A federal jury convicted Beneficient’s former CEO of a $150 million fraud, closing a chapter on a scheme that involved a secretive shell company and fabricated debt.
A federal jury convicted Beneficient’s former CEO of a $150 million fraud, closing a chapter on a scheme that involved a secretive shell company and fabricated debt.

A federal jury found Beneficient’s former Chairman and CEO, Brad Heppner, guilty of orchestrating a scheme to illegally funnel more than $150 million to himself, sending shares of the company down more than 6 percent. The conviction in the Southern District of New York on four counts—including securities fraud, wire fraud, and conspiracy—caps a trial that exposed a complex web of shell companies and falsified documents used to defraud investors of GWG Holdings, Inc.
"The verdict closes an important chapter and allows the Company to operate with increased clarity and confidence the Company and its stockholders deserve,” James Silk, Beneficient's Interim Chief Executive Officer, said in a statement. “The Company acted decisively when Mr. Heppner’s misconduct came to light, cooperated fully with the government, and have been diligently working to move forward on a foundation of integrity and sound governance."
Beneficient (NASDAQ: BENF) shares fell 6.1 percent to $3.23 in afternoon trading, wiping out approximately $3 million in market value. The move came on volume of just under 20,000 shares, well below its 20-day average. The decline was specific to the company, as asset-management peers showed mixed results, indicating investors were reacting directly to the conviction rather than a broader sector trend.
The verdict is a critical step for Beneficient, as it strengthens the company’s legal standing to challenge a purported debt to HCLP Nominees, L.L.C., an entity prosecutors established was controlled by Heppner and central to the fraud. The company stated it is actively evaluating other claims against Heppner and his associated entities to recover value for stockholders, with sentencing scheduled for October 7.
Prosecutors laid out how Heppner, who once led both Beneficient and GWG Holdings, used a shell company secretly controlled by his family office to misappropriate funds. Between 2018 and 2021, approximately half of a $300 million transfer from GWG Holdings to Beneficient was funneled to Heppner. At least $40 million was used to purchase a ranch and a 22,000-square-foot Dallas mansion. When the U.S. Securities and Exchange Commission issued a subpoena in 2020, Heppner responded by falsifying board meeting minutes to create the appearance of approval for the transactions.

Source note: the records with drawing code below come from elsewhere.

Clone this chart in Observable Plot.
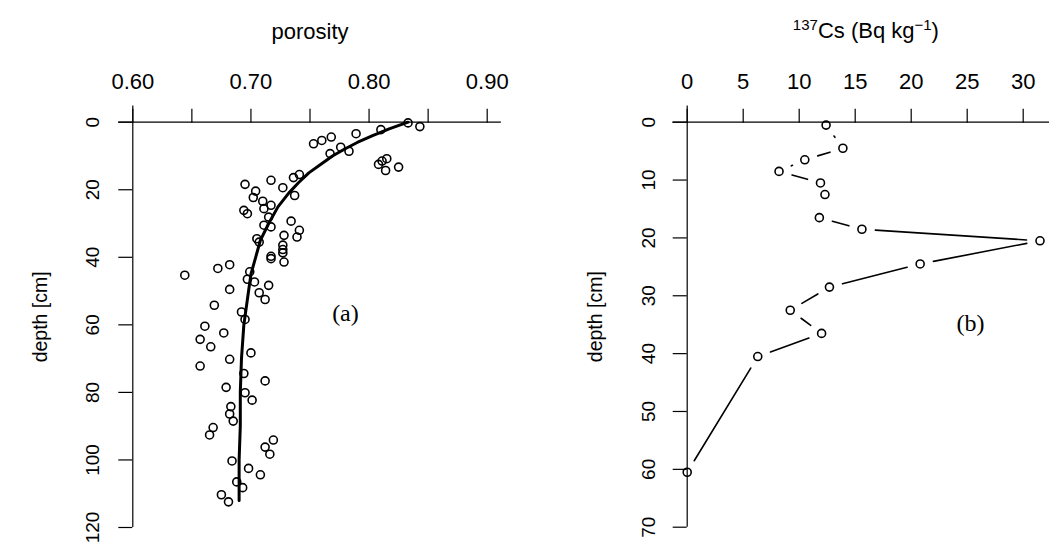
<!DOCTYPE html>
<html><head><meta charset="utf-8">
<script src="https://cdn.jsdelivr.net/npm/d3@7"></script>
<script src="https://cdn.jsdelivr.net/npm/@observablehq/plot@0.6"></script>
<style>
html,body{margin:0;padding:0;background:#fff;overflow:hidden;}
#wrap{position:relative;width:1049px;height:546px;overflow:hidden;}
#left,#right{position:absolute;top:0;}
#left{left:0;width:560px;}
#right{left:560px;width:489px;}
svg{max-width:none !important;overflow:visible;}
</style></head><body>
<div id="wrap"><div id="left"></div><div id="right"></div></div>
<script>
// ---- Panel (a): porosity profile ----
const porosityDepth = [0.2,1.3,2.2,3.4,4.4,5.4,6.4,7.4,8.6,9.3,10.8,11.5,12.5,13.3,14.3,15.5,16.4,17.2,18.4,19.4,
  20.4,21.7,22.3,23.4,24.6,25.6,26.1,27.1,28.1,29.3,30.5,31.0,32.0,33.5,34.0,34.5,35.5,36.4,37.7,38.7,
  39.7,40.4,41.4,42.2,43.3,44.3,45.3,46.5,47.3,48.3,49.5,50.5,52.5,54.2,56.2,58.4,60.4,62.4,64.3,66.5,
  68.3,70.2,72.2,74.4,76.6,78.5,80.1,82.3,84.2,86.4,88.5,90.4,92.6,94.1,96.2,98.3,100.3,102.5,104.4,106.5,
  108.2,110.3,112.4];
const porosityValue = [0.833,0.843,0.810,0.789,0.768,0.760,0.753,0.776,0.783,0.767,0.815,0.811,0.808,0.825,0.814,0.741,0.736,0.717,0.695,0.727,
  0.704,0.737,0.702,0.710,0.717,0.711,0.694,0.697,0.715,0.734,0.711,0.717,0.741,0.728,0.739,0.705,0.707,0.727,0.727,0.727,
  0.717,0.717,0.728,0.682,0.672,0.699,0.644,0.697,0.703,0.715,0.682,0.707,0.712,0.669,0.692,0.695,0.661,0.677,0.657,0.666,
  0.700,0.682,0.657,0.694,0.712,0.679,0.695,0.701,0.683,0.682,0.685,0.668,0.665,0.719,0.712,0.716,0.684,0.698,0.708,0.688,
  0.693,0.675,0.681];
// fitted curve
const fitDepth    = [0, 2, 4, 6, 8, 10, 12, 15, 18, 21, 25, 30, 35, 40, 45, 50, 60, 70, 80, 90, 100, 112];
const fitPorosity = [0.833,0.817,0.803,0.790,0.779,0.769,0.761,0.749,0.740,0.732,0.723,0.715,0.708,0.704,0.700,0.698,0.694,0.692,0.691,0.691,0.690,0.690];
const porosityTicks = [0.60,0.65,0.70,0.75,0.80,0.85,0.90];
const porosityTickLabels = ["0.60","","0.70","","0.80","","0.90"];
const depthTicksA = [0,20,40,60,80,100,120];

// ---- Panel (b): 137Cs profile ----
const csDepth    = [0.5,4.5,6.5,8.5,10.5,12.5,16.5,18.5,20.5,24.5,28.5,32.5,36.5,40.5,60.5];
const csActivity = [12.4,13.9,10.5,8.2,11.9,12.3,11.8,15.6,31.5,20.8,12.7,9.2,12.0,6.3,0];
const csTicks = [0,5,10,15,20,25,30];
const depthTicksB = [0,10,20,30,40,50,60,70];

const FSX = 22;   // horizontal tick labels
const FSY = 19;   // rotated tick labels
const font = "'Liberation Sans', Arial, sans-serif";
const serif = "'Liberation Serif', 'Times New Roman', serif";
const baseStyle = {fontFamily: font, fontSize: FSX + "px", color: "black", background: "white", overflow: "visible"};

const pts = porosityDepth.map((d, i) => ({depth: d, porosity: porosityValue[i]}));
const fit = fitDepth.map((d, i) => ({depth: d, porosity: fitPorosity[i]}));

const left = Plot.plot({
  width: 560, height: 546,
  marginLeft: 132.3, marginRight: 73.3, marginTop: 121.7, marginBottom: 19,
  x: {domain: [0.60, 0.90], axis: null},
  y: {domain: [0, 120], reverse: true, axis: null},
  style: baseStyle,
  marks: [
    Plot.ruleY([0], {x1: 0.588, x2: 0.912, stroke: "black", strokeWidth: 1.2}),
    Plot.ruleX([0.60], {y1: -4.8, y2: 120, stroke: "black", strokeWidth: 1.2}),
    Plot.axisX({anchor: "top", ticks: porosityTicks, tickFormat: (d, i) => porosityTickLabels[i],
      tickSize: 14, tickPadding: 19, fontSize: FSX, label: null, strokeWidth: 1.2}),
    Plot.axisY({anchor: "left", ticks: depthTicksA, tickFormat: d => String(d), tickRotate: -90,
      tickSize: 14, tickPadding: 20, fontSize: FSY, label: null, strokeWidth: 1.2}),
    Plot.line(fit, {x: "porosity", y: "depth", stroke: "black", strokeWidth: 3}),
    Plot.dot(pts, {x: "porosity", y: "depth", r: 4, stroke: "black", strokeWidth: 1.6, fill: "none"}),
    Plot.text(["porosity"], {frameAnchor: "top", textAnchor: "middle", lineAnchor: "bottom", dy: -83.7, fontSize: 22}),
    Plot.text(["depth [cm]"], {frameAnchor: "left", textAnchor: "middle", rotate: -90, dx: -92, dy: -8, fontSize: 19.5}),
    Plot.text(["(a)"], {x: 0.780, y: 56.5, fontFamily: serif, fontSize: 24})
  ]
});
document.getElementById("left").appendChild(left);

const cs = csDepth.map((d, i) => ({depth: d, activity: csActivity[i]}));
const segs = d3.pairs(cs).map(([a, b]) => ({x1: a.activity, y1: a.depth, x2: b.activity, y2: b.depth}));

const right = Plot.plot({
  width: 489, height: 546,
  marginLeft: 126.7, marginRight: 26.3, marginTop: 121.7, marginBottom: 19.3,
  x: {domain: [0, 30], axis: null},
  y: {domain: [0, 70], reverse: true, axis: null},
  style: baseStyle,
  marks: [
    Plot.ruleY([0], {x1: -1.28, x2: 33.5, stroke: "black", strokeWidth: 1.2}),
    Plot.ruleX([0], {y1: -2.8, y2: 70, stroke: "black", strokeWidth: 1.2}),
    Plot.axisX({anchor: "top", ticks: csTicks, tickFormat: d => String(d),
      tickSize: 14, tickPadding: 19, fontSize: FSX, label: null, strokeWidth: 1.2}),
    Plot.axisY({anchor: "left", ticks: depthTicksB, tickFormat: d => String(d), tickRotate: -90,
      tickSize: 14, tickPadding: 18, fontSize: FSY, label: null, strokeWidth: 1.2}),
    Plot.arrow(segs, {x1: "x1", y1: "y1", x2: "x2", y2: "y2", insetStart: 13.5, insetEnd: 13.5,
      headLength: 0, stroke: "black", strokeWidth: 1.6}),
    Plot.dot(cs, {x: "activity", y: "depth", r: 4, stroke: "black", strokeWidth: 1.6, fill: "none"}),
    Plot.text(["depth [cm]"], {frameAnchor: "left", textAnchor: "middle", rotate: -90, dx: -91.7, dy: -8, fontSize: 19.5}),
    Plot.text(["(b)"], {x: 25.3, y: 34.8, fontFamily: serif, fontSize: 24})
  ]
});
document.getElementById("right").appendChild(right);

// axis title with superscripts
const t = d3.select(right).append("text")
  .attr("x", 305.9).attr("y", 38).attr("text-anchor", "middle")
  .attr("font-family", font).attr("font-size", 22).attr("fill", "black");
t.append("tspan").attr("font-size", 15).attr("dy", -8).text("137");
t.append("tspan").attr("font-size", 22).attr("dy", 8).text("Cs (Bq kg");
t.append("tspan").attr("font-size", 15).attr("dy", -8).text("\u22121");
t.append("tspan").attr("font-size", 22).attr("dy", 8).text(")");
</script>
</body></html>
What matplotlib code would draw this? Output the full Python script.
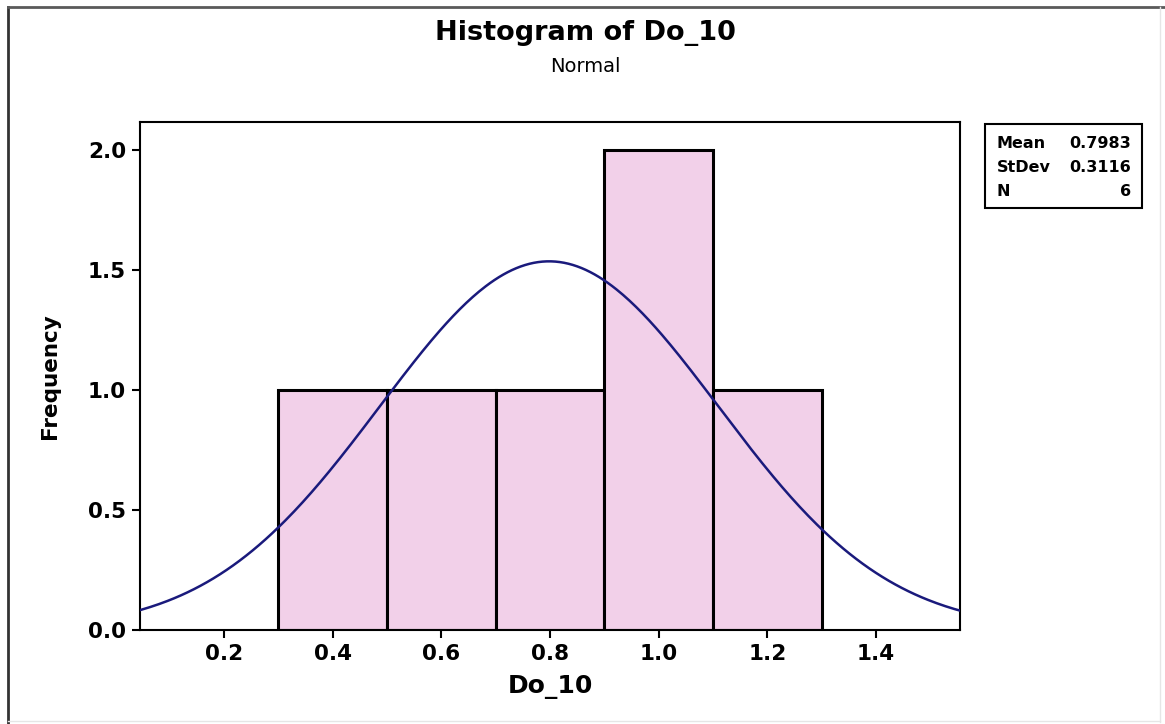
import numpy as np
import matplotlib
matplotlib.use("Agg")
import matplotlib.pyplot as plt
from matplotlib.lines import Line2D
from matplotlib.patches import Rectangle

# Data
bin_edges = [0.3, 0.5, 0.7, 0.9, 1.1, 1.3]
counts = [1, 1, 1, 2, 1]
mean_val = 0.7983
stdev_val = 0.3116
n_val = 6
x_ticks = [0.2, 0.4, 0.6, 0.8, 1.0, 1.2, 1.4]
y_ticks = [0.0, 0.5, 1.0, 1.5, 2.0]

plt.rcParams['font.family'] = ['DejaVu Sans']

W, H = 1165, 724
fig = plt.figure(figsize=(W / 100, H / 100), dpi=100)
ax = fig.add_axes([140 / W, 1 - 630 / H, (960 - 140) / W, (630 - 122) / H])

lefts = bin_edges[:-1]
widths = np.diff(bin_edges)
ax.bar(lefts, counts, width=widths, align='edge', color='#f2d0e9',
       edgecolor='black', linewidth=2.2, zorder=2)

binw = widths[0]
xs = np.linspace(0.0, 1.6, 400)
ys = n_val * binw / (stdev_val * np.sqrt(2 * np.pi)) * np.exp(-0.5 * ((xs - mean_val) / stdev_val) ** 2)
ax.plot(xs, ys, color='#1a1a7c', linewidth=1.8, zorder=3)

ax.set_xlim(0.0453, 1.5547)
ax.set_ylim(0, 2.117)
ax.set_xticks(x_ticks)
ax.set_xticklabels([f"{v:.1f}" for v in x_ticks])
ax.set_yticks(y_ticks)
ax.set_yticklabels([f"{v:.1f}" for v in y_ticks])
ax.tick_params(direction='out', length=6, width=1.5, labelsize=15.5, pad=4)
for lbl in ax.get_xticklabels() + ax.get_yticklabels():
    lbl.set_fontweight('bold')
for s in ax.spines.values():
    s.set_linewidth(1.5)

ax.set_xlabel('Do_10', fontsize=18, fontweight='heavy', labelpad=8)
ax.set_ylabel('Frequency', fontsize=15.5, fontweight='heavy', labelpad=20)

fig.text(585 / W, 1 - 33 / H, 'Histogram of Do_10', ha='center', va='center',
         fontsize=19.5, fontweight='heavy')
fig.text(585 / W, 1 - 66 / H, 'Normal', ha='center', va='center', fontsize=14)

# Stats box
bx0, bx1, by0, by1 = 985, 1142, 124, 208
fig.add_artist(Rectangle((bx0 / W, 1 - by1 / H), (bx1 - bx0) / W, (by1 - by0) / H,
                         transform=fig.transFigure, fill=False, edgecolor='black', linewidth=1.5))
rows = [('Mean', f"{mean_val:.4f}"), ('StDev', f"{stdev_val:.4f}"), ('N', f"{n_val}")]
for i, (k, v) in enumerate(rows):
    yy = 1 - (144 + i * 24) / H
    fig.text(997 / W, yy, k, ha='left', va='center', fontsize=11.5, fontweight='bold')
    fig.text(1131 / W, yy, v, ha='right', va='center', fontsize=11.5, fontweight='bold')

# Outer frame
fig.add_artist(Line2D([8 / W, 8 / W], [0, 1 - 7 / H], transform=fig.transFigure, color='#333333', linewidth=2))
fig.add_artist(Line2D([8 / W, 1], [1 - 7 / H, 1 - 7 / H], transform=fig.transFigure, color='#5a5a5a', linewidth=2))
fig.add_artist(Line2D([1160 / W, 1160 / W], [2 / H, 1 - 7 / H], transform=fig.transFigure, color='#e6e6e6', linewidth=1))
fig.add_artist(Line2D([8 / W, 1160 / W], [3 / H, 3 / H], transform=fig.transFigure, color='#e6e6e6', linewidth=1))

fig.savefig('out.png', dpi=100)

The conviction validates Beneficient's decision to remove Heppner upon discovering what it called "clear and credible evidence" of his fraud. The event is the latest in a series of actions aimed at cleaning up the company's balance sheet and governance structure. Over the past several months, Beneficient has secured a settlement in related GWG litigation, repaid bank loans, and made changes to its board. For investors, the focus now shifts to whether the company can successfully unwind the fabricated debts and recover assets, turning a decisive legal victory into tangible balance sheet improvements.
This article is for informational purposes only and does not constitute investment advice.